→ **THE EXERCISE**
Your answer should be a single number: the count of lines in the material below that hold "script".
— BEGIN EXTRACTED MATERIAL —
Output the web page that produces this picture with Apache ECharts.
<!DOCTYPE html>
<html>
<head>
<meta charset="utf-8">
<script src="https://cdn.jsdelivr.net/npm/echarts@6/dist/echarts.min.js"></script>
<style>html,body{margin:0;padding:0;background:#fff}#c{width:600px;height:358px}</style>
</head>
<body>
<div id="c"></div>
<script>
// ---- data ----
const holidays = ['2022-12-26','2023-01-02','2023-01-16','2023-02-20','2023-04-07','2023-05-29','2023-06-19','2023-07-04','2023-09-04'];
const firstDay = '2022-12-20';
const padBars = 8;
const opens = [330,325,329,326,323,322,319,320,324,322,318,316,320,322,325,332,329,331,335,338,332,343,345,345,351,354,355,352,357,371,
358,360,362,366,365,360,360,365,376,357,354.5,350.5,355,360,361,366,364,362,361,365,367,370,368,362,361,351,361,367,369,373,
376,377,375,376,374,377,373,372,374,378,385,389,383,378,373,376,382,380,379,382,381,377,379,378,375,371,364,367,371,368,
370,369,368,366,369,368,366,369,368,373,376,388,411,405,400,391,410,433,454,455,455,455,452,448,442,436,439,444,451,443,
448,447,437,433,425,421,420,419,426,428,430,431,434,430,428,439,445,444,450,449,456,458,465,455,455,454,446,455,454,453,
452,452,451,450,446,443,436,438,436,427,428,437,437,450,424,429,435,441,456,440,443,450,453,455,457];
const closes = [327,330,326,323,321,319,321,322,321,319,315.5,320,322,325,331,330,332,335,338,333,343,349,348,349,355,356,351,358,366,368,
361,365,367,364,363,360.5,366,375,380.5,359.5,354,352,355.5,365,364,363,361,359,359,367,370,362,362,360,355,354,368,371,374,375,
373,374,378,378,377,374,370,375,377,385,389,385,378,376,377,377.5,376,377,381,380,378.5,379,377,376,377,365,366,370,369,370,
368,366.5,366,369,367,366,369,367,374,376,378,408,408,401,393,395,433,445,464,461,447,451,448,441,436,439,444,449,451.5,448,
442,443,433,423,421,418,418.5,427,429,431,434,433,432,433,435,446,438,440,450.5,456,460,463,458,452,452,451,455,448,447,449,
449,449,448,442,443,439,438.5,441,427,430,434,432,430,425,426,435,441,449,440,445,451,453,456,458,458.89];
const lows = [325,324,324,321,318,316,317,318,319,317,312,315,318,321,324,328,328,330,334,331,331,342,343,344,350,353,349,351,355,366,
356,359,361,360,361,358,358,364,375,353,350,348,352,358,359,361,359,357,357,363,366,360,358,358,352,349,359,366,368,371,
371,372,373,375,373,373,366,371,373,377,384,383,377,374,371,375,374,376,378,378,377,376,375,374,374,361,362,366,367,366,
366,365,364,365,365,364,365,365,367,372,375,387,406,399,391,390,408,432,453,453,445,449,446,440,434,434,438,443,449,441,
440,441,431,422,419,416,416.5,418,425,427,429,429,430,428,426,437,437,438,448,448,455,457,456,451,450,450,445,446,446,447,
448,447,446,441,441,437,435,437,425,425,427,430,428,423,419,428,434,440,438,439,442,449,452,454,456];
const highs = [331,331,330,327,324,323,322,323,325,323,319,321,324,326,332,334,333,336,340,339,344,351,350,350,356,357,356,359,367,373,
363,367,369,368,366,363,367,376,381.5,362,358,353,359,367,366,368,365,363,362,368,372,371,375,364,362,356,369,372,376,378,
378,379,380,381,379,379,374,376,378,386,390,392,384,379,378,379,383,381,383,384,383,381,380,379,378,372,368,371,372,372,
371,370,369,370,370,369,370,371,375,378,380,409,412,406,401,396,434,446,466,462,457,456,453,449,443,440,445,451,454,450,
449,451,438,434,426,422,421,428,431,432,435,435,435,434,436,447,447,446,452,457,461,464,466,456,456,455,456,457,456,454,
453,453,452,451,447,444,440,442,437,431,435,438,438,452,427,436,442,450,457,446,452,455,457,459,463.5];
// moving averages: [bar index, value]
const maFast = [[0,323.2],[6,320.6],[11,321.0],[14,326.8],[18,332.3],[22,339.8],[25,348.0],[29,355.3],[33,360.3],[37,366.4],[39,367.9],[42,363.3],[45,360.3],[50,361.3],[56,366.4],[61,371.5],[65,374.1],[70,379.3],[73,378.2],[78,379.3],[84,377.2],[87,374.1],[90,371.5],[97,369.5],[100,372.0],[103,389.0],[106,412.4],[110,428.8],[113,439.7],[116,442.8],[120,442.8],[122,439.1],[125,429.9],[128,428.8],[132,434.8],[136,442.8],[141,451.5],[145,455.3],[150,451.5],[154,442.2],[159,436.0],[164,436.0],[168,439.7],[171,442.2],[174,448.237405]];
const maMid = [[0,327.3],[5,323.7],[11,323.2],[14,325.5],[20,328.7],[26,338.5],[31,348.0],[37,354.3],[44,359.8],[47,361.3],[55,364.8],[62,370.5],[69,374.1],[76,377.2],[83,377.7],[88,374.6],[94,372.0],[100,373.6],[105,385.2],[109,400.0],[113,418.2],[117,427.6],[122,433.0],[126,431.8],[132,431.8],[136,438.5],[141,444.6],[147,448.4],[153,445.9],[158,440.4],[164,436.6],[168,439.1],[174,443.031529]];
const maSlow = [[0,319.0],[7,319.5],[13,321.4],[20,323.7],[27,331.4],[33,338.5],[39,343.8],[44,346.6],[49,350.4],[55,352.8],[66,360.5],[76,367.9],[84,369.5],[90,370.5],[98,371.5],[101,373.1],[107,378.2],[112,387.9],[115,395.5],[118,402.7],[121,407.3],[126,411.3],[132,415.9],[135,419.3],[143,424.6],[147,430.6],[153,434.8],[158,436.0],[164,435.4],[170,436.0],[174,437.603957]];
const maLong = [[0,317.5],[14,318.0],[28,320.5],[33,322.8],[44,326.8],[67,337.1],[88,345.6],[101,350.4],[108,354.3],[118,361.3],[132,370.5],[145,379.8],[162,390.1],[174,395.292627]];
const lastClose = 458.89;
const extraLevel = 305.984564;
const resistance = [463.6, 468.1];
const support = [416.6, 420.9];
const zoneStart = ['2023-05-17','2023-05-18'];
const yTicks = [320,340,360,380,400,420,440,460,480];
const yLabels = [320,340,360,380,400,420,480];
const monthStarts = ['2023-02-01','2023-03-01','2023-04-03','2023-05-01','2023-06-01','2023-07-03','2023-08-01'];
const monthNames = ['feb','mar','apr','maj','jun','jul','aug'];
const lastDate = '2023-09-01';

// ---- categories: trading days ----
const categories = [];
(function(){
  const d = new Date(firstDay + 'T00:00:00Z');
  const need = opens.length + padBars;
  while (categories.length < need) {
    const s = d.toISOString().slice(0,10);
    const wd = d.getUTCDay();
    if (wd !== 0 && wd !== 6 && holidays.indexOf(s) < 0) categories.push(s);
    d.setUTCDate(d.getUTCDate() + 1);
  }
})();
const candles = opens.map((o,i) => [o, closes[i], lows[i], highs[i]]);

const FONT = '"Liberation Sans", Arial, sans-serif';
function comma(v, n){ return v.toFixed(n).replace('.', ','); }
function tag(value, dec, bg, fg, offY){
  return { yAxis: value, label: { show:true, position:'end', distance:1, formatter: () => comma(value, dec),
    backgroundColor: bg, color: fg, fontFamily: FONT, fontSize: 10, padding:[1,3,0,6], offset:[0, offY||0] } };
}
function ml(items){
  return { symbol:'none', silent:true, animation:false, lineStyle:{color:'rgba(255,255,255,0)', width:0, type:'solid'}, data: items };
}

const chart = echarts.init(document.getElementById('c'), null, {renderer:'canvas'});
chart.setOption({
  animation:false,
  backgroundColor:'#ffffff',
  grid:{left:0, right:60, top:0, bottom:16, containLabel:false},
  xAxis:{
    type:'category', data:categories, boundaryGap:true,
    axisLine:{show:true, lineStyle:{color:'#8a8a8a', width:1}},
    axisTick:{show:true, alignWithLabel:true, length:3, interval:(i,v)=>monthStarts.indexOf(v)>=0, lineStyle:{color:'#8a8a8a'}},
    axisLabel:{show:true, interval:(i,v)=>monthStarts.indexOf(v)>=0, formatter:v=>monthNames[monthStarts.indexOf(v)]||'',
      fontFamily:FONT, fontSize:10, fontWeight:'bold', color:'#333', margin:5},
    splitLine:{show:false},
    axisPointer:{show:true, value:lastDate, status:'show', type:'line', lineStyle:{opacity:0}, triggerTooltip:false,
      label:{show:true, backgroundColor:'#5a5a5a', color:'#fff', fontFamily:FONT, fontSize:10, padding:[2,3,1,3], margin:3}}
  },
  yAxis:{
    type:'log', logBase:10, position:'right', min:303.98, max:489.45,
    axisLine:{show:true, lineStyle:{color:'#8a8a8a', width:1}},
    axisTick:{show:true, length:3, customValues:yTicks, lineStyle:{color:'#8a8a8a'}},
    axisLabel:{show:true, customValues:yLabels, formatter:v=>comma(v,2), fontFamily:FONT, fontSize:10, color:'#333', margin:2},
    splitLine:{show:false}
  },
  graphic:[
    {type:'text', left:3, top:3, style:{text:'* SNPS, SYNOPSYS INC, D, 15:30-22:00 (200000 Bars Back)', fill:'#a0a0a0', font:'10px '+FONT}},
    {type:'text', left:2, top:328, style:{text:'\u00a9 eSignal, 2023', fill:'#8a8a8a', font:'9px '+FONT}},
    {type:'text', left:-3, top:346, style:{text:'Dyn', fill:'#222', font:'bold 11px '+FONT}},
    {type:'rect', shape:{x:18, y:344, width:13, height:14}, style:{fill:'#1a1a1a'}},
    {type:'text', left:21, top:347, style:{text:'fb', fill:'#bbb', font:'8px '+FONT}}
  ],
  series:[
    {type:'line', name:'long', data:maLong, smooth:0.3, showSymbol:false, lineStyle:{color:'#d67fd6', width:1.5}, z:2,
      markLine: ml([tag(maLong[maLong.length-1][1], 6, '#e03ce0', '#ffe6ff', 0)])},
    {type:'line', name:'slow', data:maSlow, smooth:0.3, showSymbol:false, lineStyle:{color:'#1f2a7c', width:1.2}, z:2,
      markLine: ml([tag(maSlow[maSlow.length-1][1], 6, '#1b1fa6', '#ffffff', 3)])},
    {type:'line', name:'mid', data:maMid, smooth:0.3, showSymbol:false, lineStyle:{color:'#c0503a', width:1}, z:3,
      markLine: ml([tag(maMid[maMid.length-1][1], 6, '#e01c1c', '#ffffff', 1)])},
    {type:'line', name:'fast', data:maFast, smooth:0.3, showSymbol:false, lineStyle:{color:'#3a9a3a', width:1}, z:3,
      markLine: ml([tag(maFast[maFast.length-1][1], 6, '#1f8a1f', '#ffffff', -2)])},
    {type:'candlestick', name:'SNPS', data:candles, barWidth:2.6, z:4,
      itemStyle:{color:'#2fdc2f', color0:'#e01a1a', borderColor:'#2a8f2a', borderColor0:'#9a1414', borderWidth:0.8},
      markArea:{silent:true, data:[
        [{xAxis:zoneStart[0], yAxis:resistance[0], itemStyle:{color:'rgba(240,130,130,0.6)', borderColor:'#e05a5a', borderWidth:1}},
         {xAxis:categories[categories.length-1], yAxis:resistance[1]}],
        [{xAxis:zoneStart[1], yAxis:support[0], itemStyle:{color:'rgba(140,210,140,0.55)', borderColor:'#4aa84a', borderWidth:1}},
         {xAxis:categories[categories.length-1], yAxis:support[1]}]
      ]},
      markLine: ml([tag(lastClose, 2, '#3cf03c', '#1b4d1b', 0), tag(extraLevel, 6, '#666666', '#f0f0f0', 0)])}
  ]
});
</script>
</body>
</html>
— END EXTRACTED MATERIAL —
— BEGIN EXTRACTED MATERIAL —
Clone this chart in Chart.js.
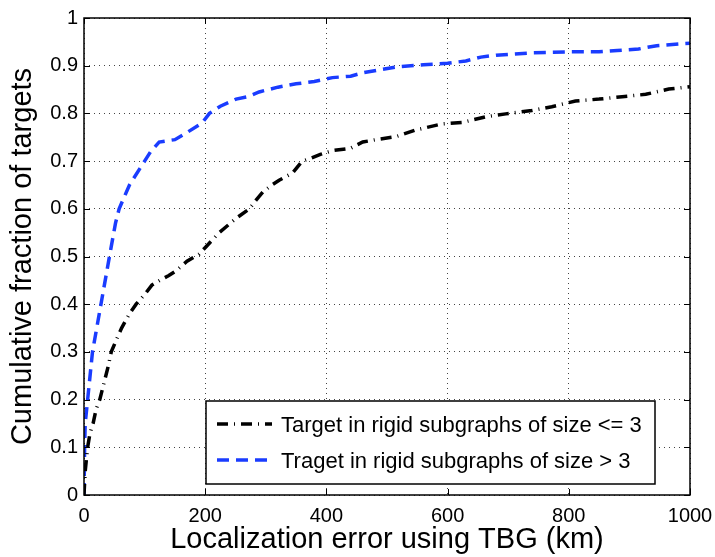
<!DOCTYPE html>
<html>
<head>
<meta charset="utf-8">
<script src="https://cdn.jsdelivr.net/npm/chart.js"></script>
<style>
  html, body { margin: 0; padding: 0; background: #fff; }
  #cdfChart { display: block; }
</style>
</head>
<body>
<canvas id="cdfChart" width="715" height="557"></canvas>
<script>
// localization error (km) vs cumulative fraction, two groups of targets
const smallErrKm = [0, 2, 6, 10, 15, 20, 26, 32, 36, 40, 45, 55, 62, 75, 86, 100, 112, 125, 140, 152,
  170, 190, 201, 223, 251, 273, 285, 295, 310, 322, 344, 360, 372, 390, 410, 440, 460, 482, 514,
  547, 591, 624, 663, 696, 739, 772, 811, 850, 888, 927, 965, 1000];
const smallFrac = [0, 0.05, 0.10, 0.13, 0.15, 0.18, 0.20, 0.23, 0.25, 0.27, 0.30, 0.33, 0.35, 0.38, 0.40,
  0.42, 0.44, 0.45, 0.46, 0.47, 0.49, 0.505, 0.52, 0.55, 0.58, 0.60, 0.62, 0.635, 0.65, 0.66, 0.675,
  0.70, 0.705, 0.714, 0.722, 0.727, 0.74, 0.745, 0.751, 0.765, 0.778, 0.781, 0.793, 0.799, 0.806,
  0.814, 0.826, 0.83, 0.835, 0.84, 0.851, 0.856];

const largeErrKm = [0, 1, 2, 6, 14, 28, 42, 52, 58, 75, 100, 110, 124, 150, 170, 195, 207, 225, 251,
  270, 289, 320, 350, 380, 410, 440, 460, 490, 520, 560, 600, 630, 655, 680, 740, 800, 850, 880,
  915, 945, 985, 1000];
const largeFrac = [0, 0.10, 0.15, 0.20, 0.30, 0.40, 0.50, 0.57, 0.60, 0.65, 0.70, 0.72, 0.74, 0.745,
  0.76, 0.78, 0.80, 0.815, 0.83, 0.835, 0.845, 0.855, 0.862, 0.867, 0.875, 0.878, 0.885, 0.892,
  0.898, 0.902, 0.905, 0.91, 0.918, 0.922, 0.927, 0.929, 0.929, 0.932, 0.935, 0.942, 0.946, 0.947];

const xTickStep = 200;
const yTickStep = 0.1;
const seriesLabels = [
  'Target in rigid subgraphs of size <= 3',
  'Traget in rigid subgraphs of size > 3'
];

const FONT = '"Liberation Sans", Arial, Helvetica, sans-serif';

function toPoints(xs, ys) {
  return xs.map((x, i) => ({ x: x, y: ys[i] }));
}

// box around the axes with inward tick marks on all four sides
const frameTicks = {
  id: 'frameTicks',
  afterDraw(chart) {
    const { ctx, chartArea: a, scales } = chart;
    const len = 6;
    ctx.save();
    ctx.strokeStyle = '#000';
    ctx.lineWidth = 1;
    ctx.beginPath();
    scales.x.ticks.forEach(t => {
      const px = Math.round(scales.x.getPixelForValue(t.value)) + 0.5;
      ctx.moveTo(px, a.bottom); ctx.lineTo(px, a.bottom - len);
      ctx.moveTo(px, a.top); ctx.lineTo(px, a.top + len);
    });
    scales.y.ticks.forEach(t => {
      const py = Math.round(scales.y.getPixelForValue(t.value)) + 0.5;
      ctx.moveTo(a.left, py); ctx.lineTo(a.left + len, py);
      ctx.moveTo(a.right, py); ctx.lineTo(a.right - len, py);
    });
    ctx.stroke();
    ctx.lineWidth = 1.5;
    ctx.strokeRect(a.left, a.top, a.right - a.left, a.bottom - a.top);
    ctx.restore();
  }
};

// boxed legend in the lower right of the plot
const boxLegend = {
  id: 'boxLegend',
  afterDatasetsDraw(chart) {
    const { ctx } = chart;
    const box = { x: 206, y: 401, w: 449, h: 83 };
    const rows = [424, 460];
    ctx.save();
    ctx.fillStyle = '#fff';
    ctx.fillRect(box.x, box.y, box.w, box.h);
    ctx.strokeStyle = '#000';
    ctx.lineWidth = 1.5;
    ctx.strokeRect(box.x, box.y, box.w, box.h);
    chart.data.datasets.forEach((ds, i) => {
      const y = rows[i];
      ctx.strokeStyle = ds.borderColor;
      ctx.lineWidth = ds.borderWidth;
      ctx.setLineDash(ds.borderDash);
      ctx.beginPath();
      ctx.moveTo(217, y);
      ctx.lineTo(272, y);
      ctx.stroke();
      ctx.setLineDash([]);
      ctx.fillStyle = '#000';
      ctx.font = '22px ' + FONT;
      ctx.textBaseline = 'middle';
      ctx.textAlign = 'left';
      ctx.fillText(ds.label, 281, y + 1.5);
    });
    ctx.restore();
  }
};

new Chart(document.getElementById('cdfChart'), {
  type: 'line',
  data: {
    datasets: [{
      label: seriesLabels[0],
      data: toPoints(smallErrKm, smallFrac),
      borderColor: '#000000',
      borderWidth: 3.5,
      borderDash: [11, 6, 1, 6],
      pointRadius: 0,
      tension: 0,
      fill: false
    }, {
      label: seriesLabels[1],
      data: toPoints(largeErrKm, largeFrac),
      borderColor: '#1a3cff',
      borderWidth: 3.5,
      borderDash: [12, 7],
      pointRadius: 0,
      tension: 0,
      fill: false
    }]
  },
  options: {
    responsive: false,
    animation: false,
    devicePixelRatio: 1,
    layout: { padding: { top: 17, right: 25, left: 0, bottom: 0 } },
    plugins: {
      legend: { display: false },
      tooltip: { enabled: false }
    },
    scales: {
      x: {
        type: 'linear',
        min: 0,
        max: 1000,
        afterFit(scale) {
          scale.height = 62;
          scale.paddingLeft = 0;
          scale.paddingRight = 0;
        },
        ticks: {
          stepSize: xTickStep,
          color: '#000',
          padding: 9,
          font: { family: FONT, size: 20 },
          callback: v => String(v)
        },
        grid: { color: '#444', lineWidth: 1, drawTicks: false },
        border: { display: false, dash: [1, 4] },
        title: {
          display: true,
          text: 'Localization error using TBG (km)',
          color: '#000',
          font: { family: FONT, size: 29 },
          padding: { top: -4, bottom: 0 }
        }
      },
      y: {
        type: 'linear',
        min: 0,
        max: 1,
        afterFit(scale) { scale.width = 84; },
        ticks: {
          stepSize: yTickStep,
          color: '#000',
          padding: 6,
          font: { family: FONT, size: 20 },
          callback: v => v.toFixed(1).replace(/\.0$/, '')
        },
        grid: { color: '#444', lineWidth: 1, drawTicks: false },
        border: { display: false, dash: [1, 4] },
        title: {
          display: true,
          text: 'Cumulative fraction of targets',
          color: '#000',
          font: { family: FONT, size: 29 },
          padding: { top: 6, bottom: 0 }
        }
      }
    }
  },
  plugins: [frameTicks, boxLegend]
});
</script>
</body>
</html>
— END EXTRACTED MATERIAL —
— BEGIN EXTRACTED MATERIAL —
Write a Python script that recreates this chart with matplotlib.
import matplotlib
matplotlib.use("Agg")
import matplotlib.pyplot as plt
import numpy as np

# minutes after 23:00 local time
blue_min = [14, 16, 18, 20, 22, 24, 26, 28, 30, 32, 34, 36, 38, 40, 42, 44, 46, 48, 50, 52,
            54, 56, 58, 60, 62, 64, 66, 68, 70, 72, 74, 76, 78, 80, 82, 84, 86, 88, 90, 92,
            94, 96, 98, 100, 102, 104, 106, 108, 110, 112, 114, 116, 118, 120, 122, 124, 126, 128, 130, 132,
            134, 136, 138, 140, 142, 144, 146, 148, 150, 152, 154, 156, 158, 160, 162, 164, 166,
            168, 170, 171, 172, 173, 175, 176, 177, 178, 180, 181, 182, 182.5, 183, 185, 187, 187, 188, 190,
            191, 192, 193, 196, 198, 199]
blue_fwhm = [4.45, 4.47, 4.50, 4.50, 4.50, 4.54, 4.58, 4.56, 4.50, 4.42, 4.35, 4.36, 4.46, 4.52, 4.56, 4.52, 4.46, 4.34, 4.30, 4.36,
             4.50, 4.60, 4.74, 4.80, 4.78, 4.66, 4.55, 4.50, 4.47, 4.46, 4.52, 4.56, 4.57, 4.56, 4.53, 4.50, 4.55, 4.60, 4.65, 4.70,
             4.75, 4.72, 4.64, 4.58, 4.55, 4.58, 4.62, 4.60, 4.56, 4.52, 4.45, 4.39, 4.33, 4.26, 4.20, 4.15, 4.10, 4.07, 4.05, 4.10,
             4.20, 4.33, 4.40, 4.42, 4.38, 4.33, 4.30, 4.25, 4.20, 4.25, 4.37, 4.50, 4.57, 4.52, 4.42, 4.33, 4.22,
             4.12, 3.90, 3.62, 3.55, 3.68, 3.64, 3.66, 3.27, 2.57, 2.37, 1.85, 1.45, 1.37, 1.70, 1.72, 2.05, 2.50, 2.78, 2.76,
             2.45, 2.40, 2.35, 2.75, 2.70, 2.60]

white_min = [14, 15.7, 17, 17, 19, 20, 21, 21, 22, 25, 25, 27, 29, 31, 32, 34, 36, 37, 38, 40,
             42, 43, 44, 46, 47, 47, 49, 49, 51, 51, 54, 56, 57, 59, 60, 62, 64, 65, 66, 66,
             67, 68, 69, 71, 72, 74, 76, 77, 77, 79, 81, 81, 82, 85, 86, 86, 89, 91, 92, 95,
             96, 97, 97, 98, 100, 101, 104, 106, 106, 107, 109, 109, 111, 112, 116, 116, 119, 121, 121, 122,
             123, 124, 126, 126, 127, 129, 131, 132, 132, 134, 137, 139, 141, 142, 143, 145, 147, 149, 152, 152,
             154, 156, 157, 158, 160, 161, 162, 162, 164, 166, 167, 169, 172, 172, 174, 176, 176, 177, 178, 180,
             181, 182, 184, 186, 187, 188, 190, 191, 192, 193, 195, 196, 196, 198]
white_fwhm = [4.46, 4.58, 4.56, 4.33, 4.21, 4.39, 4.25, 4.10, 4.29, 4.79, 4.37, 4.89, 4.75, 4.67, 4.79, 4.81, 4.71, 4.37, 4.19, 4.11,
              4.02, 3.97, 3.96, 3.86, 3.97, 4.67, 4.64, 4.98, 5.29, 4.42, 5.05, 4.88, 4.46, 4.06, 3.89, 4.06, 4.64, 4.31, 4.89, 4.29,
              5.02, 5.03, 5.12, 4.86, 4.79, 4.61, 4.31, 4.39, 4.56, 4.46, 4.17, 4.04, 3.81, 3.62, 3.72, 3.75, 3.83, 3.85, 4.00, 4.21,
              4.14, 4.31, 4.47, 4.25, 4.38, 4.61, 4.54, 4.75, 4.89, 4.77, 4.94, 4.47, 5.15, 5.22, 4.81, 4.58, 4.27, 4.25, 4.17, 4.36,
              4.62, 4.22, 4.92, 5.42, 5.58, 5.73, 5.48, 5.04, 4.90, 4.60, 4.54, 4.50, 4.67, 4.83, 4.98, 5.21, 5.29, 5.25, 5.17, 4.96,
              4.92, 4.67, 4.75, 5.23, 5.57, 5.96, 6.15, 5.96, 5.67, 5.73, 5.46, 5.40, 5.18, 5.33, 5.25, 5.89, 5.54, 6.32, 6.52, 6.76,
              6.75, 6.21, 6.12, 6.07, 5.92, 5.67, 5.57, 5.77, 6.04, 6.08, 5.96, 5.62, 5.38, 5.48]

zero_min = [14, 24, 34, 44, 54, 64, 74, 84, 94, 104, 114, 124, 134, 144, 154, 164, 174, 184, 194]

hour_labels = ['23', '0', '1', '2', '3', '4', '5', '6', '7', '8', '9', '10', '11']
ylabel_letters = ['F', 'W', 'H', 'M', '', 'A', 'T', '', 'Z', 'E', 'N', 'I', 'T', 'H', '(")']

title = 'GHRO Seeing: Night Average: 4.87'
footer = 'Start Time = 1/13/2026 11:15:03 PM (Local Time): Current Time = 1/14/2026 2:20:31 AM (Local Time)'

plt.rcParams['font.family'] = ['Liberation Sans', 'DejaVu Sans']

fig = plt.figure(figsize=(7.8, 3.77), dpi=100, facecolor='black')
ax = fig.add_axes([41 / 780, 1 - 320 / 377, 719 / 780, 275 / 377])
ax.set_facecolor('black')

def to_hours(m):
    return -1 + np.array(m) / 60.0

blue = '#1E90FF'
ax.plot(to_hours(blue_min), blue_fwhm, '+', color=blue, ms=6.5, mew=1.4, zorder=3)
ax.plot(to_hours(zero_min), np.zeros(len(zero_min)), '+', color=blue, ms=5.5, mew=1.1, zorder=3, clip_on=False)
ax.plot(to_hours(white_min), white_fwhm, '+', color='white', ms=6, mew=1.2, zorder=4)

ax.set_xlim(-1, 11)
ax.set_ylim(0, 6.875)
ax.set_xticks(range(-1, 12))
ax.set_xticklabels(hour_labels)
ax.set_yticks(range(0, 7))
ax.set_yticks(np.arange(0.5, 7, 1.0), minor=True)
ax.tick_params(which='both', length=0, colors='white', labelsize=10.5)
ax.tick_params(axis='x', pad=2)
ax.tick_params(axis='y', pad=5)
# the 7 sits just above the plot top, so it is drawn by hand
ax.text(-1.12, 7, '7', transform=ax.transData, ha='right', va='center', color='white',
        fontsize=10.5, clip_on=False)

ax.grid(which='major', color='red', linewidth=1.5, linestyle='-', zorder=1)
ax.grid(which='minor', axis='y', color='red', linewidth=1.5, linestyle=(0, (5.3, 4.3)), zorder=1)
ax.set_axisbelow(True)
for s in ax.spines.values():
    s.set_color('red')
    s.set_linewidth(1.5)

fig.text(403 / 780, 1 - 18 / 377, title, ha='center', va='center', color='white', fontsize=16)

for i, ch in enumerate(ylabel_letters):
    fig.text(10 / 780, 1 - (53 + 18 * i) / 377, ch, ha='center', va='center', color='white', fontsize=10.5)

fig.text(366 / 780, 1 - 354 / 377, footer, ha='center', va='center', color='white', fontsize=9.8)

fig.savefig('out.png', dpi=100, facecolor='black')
— END EXTRACTED MATERIAL —
→ **COMPLETE ANSWER**
7